Bihar polls: Today’s third phase a test for grand alliance, BJP pockets

  • Ashok Mishra and Kumar Uttam, Hindustan Times, Patna
  • Updated: Oct 28, 2015 01:35 IST
Polling officials on their way to the polling booth from Golghar for the ongoing Bihar Assembly Elections, in Patna. (Arvind Yadav/ HT Photo)

The BJP’s traditional hold over ‘urban’ pockets, chief minister Nitish Kumar’s popularity on home turf Nalanda and RJD chief Lalu Prasad’s political clout will be put to test in the third phase of assembly elections in Bihar on Wednesday.

Covering 50 seats across six districts, this is the toughest phase for the three-party Mahagathbandhan or grand alliance (GA) and the Bharatiya Janata Party-led NDA with both dispensations having claimed a substantial lead in the previous two phases involving 81 seats in the 243-member Bihar assembly.

Kumar’s credibility as the chief minister -- eight of his 10 years at the helm with friend-turned-foe BJP -- and his popularity in Nalanda are at stake in the third phase. Analysts say he is facing his first major challenge in 25 years in the district’s seven assembly seats.

In the 2010 assembly polls, Kumar’s Janata Dal(United) bagged six of these seats while BJP, now his rival, won the Rajgir reserved seat.

This phase is also crucial for ally Lalu Prasad Yadav on two counts. Besides his influence in 10 assembly segments of Saran, the Lok Sabha seat he had represented thrice, the political future of sons Tej Pratap Yadav and Tejashwi Yadav is dependent on the outcome.

This is the maiden election for Tej Pratap and Tejashwi, contesting the Mahua and Raghopur seats.

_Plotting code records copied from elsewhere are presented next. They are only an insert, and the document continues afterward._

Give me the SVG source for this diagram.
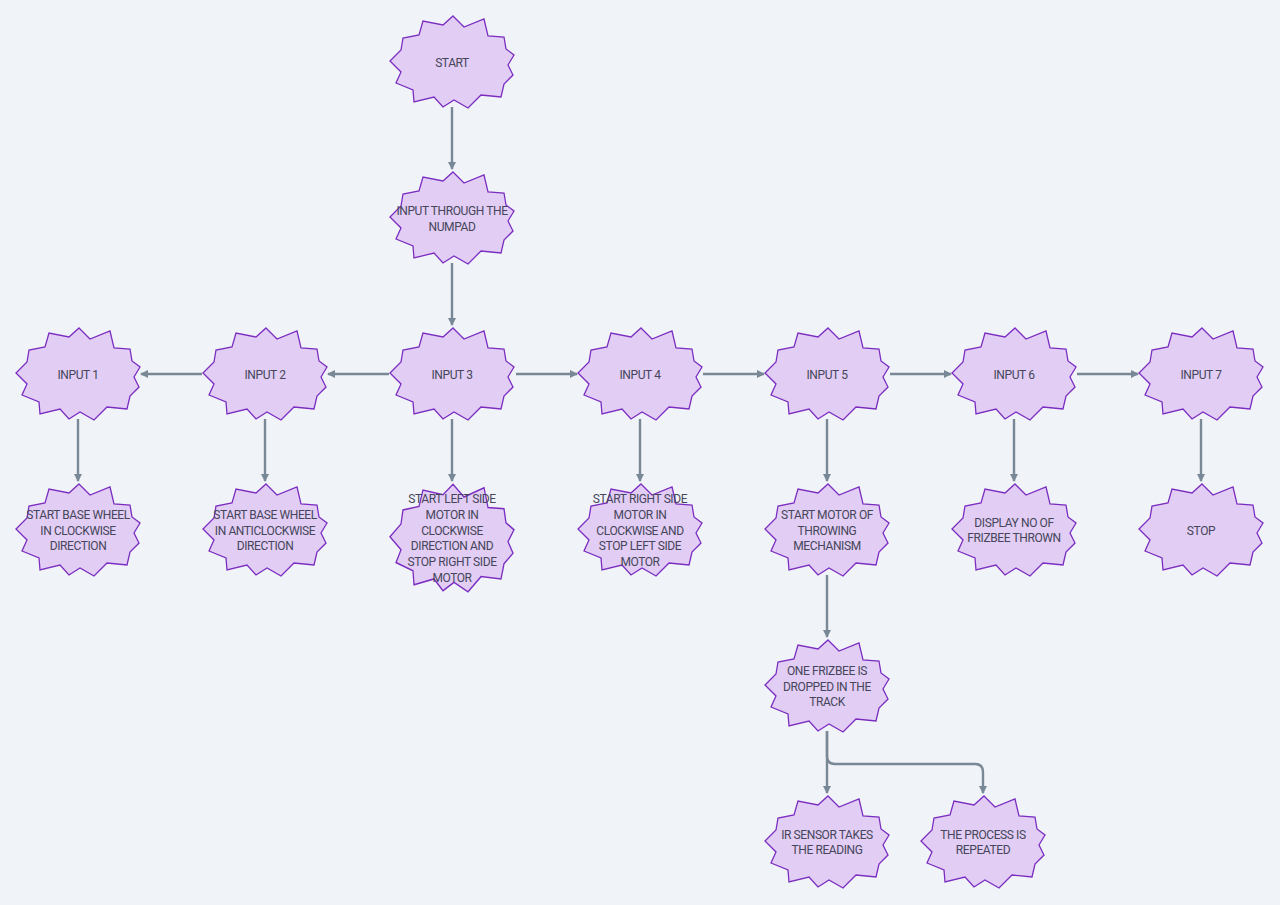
<svg xmlns="http://www.w3.org/2000/svg" width="1280" height="905" viewBox="0 0 1280 905">
<style>
.bg{fill:#f0f3f7}
.burst{fill:#e2cdf4;stroke:#7a2dc0;stroke-width:1.3;stroke-linejoin:miter}
.lbl{font-family:Roboto,"Liberation Sans",sans-serif;font-size:12px;letter-spacing:-0.4px;fill:#45465a;text-anchor:middle}
.edge{fill:none;stroke:#788896;stroke-width:2.4}
</style>
<defs>
<polygon id="burst" points="1,-46 12,-35 32,-43 36,-26 52,-25 54,-13 62,-7 56,3 61,13 52,22 49,35 29,33 16,46 2,38 -9,45 -18,35 -38,40 -39,28 -56,21 -51,10 -62,-1 -51,-12 -49,-24 -33,-27 -29,-41 -9,-37"/>
<marker id="arr" viewBox="0 0 8 8" refX="7" refY="4" markerWidth="8" markerHeight="8" markerUnits="userSpaceOnUse" orient="auto">
<path d="M0,0 L8,4 L0,8 z" fill="#788896"/>
</marker>
</defs>
<rect class="bg" x="0" y="0" width="1280" height="905"/>
<g id="connectors">
<path class="edge" marker-end="url(#arr)" d="M452,107 V169"/>
<path class="edge" marker-end="url(#arr)" d="M452,263 V325"/>
<path class="edge" marker-end="url(#arr)" d="M389,374 H328"/>
<path class="edge" marker-end="url(#arr)" d="M202,374 H141"/>
<path class="edge" marker-end="url(#arr)" d="M516,374 H577"/>
<path class="edge" marker-end="url(#arr)" d="M703,374 H764"/>
<path class="edge" marker-end="url(#arr)" d="M890,374 H951"/>
<path class="edge" marker-end="url(#arr)" d="M1077,374 H1138"/>
<path class="edge" marker-end="url(#arr)" d="M78,419 V481"/>
<path class="edge" marker-end="url(#arr)" d="M265,419 V481"/>
<path class="edge" marker-end="url(#arr)" d="M452,419 V481"/>
<path class="edge" marker-end="url(#arr)" d="M640,419 V481"/>
<path class="edge" marker-end="url(#arr)" d="M827,419 V481"/>
<path class="edge" marker-end="url(#arr)" d="M1014,419 V481"/>
<path class="edge" marker-end="url(#arr)" d="M1201,419 V481"/>
<path class="edge" marker-end="url(#arr)" d="M827,575 V637"/>
<path class="edge" marker-end="url(#arr)" d="M827,731 V793"/>
<path class="edge" marker-end="url(#arr)" d="M827,731 V756 Q827,764 835,764 H975 Q983,764 983,772 V793"/>
</g>
<g id="start"><use href="#burst" class="burst" transform="translate(452,62)"/><text class="lbl" x="452" y="67">START</text></g>
<g id="numpad"><use href="#burst" class="burst" transform="translate(452,218)"/><text class="lbl" x="452" y="215">INPUT THROUGH THE</text><text class="lbl" x="452" y="231">NUMPAD</text></g>
<g id="input1"><use href="#burst" class="burst" transform="translate(78,374)"/><text class="lbl" x="78" y="379">INPUT 1</text></g>
<g id="input2"><use href="#burst" class="burst" transform="translate(265,374)"/><text class="lbl" x="265" y="379">INPUT 2</text></g>
<g id="input3"><use href="#burst" class="burst" transform="translate(452,374)"/><text class="lbl" x="452" y="379">INPUT 3</text></g>
<g id="input4"><use href="#burst" class="burst" transform="translate(640,374)"/><text class="lbl" x="640" y="379">INPUT 4</text></g>
<g id="input5"><use href="#burst" class="burst" transform="translate(827,374)"/><text class="lbl" x="827" y="379">INPUT 5</text></g>
<g id="input6"><use href="#burst" class="burst" transform="translate(1014,374)"/><text class="lbl" x="1014" y="379">INPUT 6</text></g>
<g id="input7"><use href="#burst" class="burst" transform="translate(1201,374)"/><text class="lbl" x="1201" y="379">INPUT 7</text></g>
<g id="wheel-cw"><use href="#burst" class="burst" transform="translate(78,530)"/><text class="lbl" x="78" y="519">START BASE WHEEL</text><text class="lbl" x="78" y="535">IN CLOCKWISE</text><text class="lbl" x="78" y="550">DIRECTION</text></g>
<g id="wheel-acw"><use href="#burst" class="burst" transform="translate(265,530)"/><text class="lbl" x="265" y="519">START BASE WHEEL</text><text class="lbl" x="265" y="535">IN ANTICLOCKWISE</text><text class="lbl" x="265" y="550">DIRECTION</text></g>
<g id="left-motor"><use href="#burst" class="burst" transform="translate(452,538) scale(1,1.17)"/><text class="lbl" x="452" y="503">START LEFT SIDE</text><text class="lbl" x="452" y="519">MOTOR IN</text><text class="lbl" x="452" y="535">CLOCKWISE</text><text class="lbl" x="452" y="550">DIRECTION AND</text><text class="lbl" x="452" y="566">STOP RIGHT SIDE</text><text class="lbl" x="452" y="582">MOTOR</text></g>
<g id="right-motor"><use href="#burst" class="burst" transform="translate(640,530)"/><text class="lbl" x="640" y="503">START RIGHT SIDE</text><text class="lbl" x="640" y="519">MOTOR IN</text><text class="lbl" x="640" y="535">CLOCKWISE AND</text><text class="lbl" x="640" y="550">STOP LEFT SIDE</text><text class="lbl" x="640" y="566">MOTOR</text></g>
<g id="throwing"><use href="#burst" class="burst" transform="translate(827,530)"/><text class="lbl" x="827" y="519">START MOTOR OF</text><text class="lbl" x="827" y="535">THROWING</text><text class="lbl" x="827" y="550">MECHANISM</text></g>
<g id="display"><use href="#burst" class="burst" transform="translate(1014,530)"/><text class="lbl" x="1014" y="527">DISPLAY NO OF</text><text class="lbl" x="1014" y="542">FRIZBEE THROWN</text></g>
<g id="stop"><use href="#burst" class="burst" transform="translate(1201,530)"/><text class="lbl" x="1201" y="535">STOP</text></g>
<g id="dropped"><use href="#burst" class="burst" transform="translate(827,686)"/><text class="lbl" x="827" y="675">ONE FRIZBEE IS</text><text class="lbl" x="827" y="691">DROPPED IN THE</text><text class="lbl" x="827" y="706">TRACK</text></g>
<g id="ir-sensor"><use href="#burst" class="burst" transform="translate(827,842)"/><text class="lbl" x="827" y="839">IR SENSOR TAKES</text><text class="lbl" x="827" y="854">THE READING</text></g>
<g id="repeated"><use href="#burst" class="burst" transform="translate(983,842)"/><text class="lbl" x="983" y="839">THE PROCESS IS</text><text class="lbl" x="983" y="854">REPEATED</text></g>
</svg>
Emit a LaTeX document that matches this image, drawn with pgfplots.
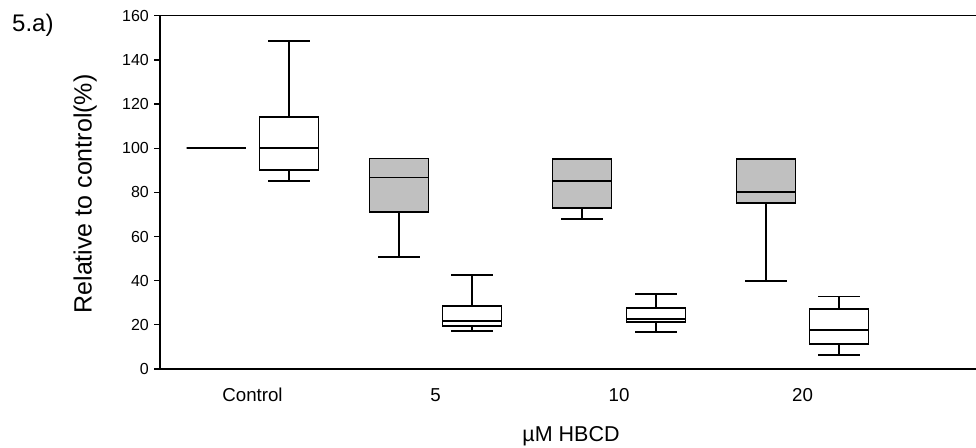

For the BJP, this phase covers several urban and semi-urban pockets, including state capital Patna, that have been its strongholds. The NDA’s hopes also rest on the considerable presence of upper caste and Dalit voters in the 50 seats in this phase.

However, the BJP has taken no chances with Prime Minister Narendra Modi addressing 17 rallies so far to ensure a victory necessary for the NDA, to eventually get a majority in Rajya Sabha for passing bills that have been stalled by the opposition.

Modi has been backed by a contingent of central ministers while front bodies like the RSS, VHP, Bajrang Dal and Durga Vahini have helped the NDA constituents in the high-pitch electoral battle.

In 2010, the BJP had won 20 of the 50 seats going to the polls on Wednesday. It is contesting 34 seats this time while allies Lok Janshakti Party, Hindustani Awam Morcha (Secular) and Rashtriya Lok Samata Party (RLSP) are contesting 10, four and two respectively.

The stakes are higher for the BJP in Patna, Bhojpur and Buxar districts, where it had won 12 seats last time.

The JD(U) had won 23 seats while RJD won seven of these 50 seats in 2010. This time, RJD is contesting 25 seats, leaving 18 for JD(U) and seven for Congress.

Also read: Bihar polls: PM Modi targets ‘grand alliance’ over caste quota

Kumar and Prasad are banking on consolidation of backward and Dalit votes after having raked up the reservation issue over RSS chief Mohan Bhagwat’s job quota review remark.

After a brief Dussehra break, the campaigning for the third phase was marked by an exchange of barbs between leaders of the NDA and GA over trivial issues.

The GA targeted the Modi government for a bid to scrap quotas for SC, ST and OBCs, and Union minister VK Singh’s dog remark after two Dalit children were burnt alive in Haryana.

The NDA struck back, attacking Kumar over his meeting a tantric and a sting video showing JD(U) legislator Satyadev Singh purportedly accepting bribe from a businessman.

Apart from Prasad’s sons, the third phase will also decide the fate of Brishen Patel, Nand Kishore Yadav, Shrawan Kumar, Harinarayan Singh, Shyam Rajak and Chandrika Rai -- all former ministers – deputy chairman of the state assembly Amarendra Pratap Singh, former union minister Akhilesh Prasad Singh, rebel JD(U) leaders Gyanendra Singh Gyanoo and Anant Singh, and Vivek Thakur, son of BJP leader CP Thakur.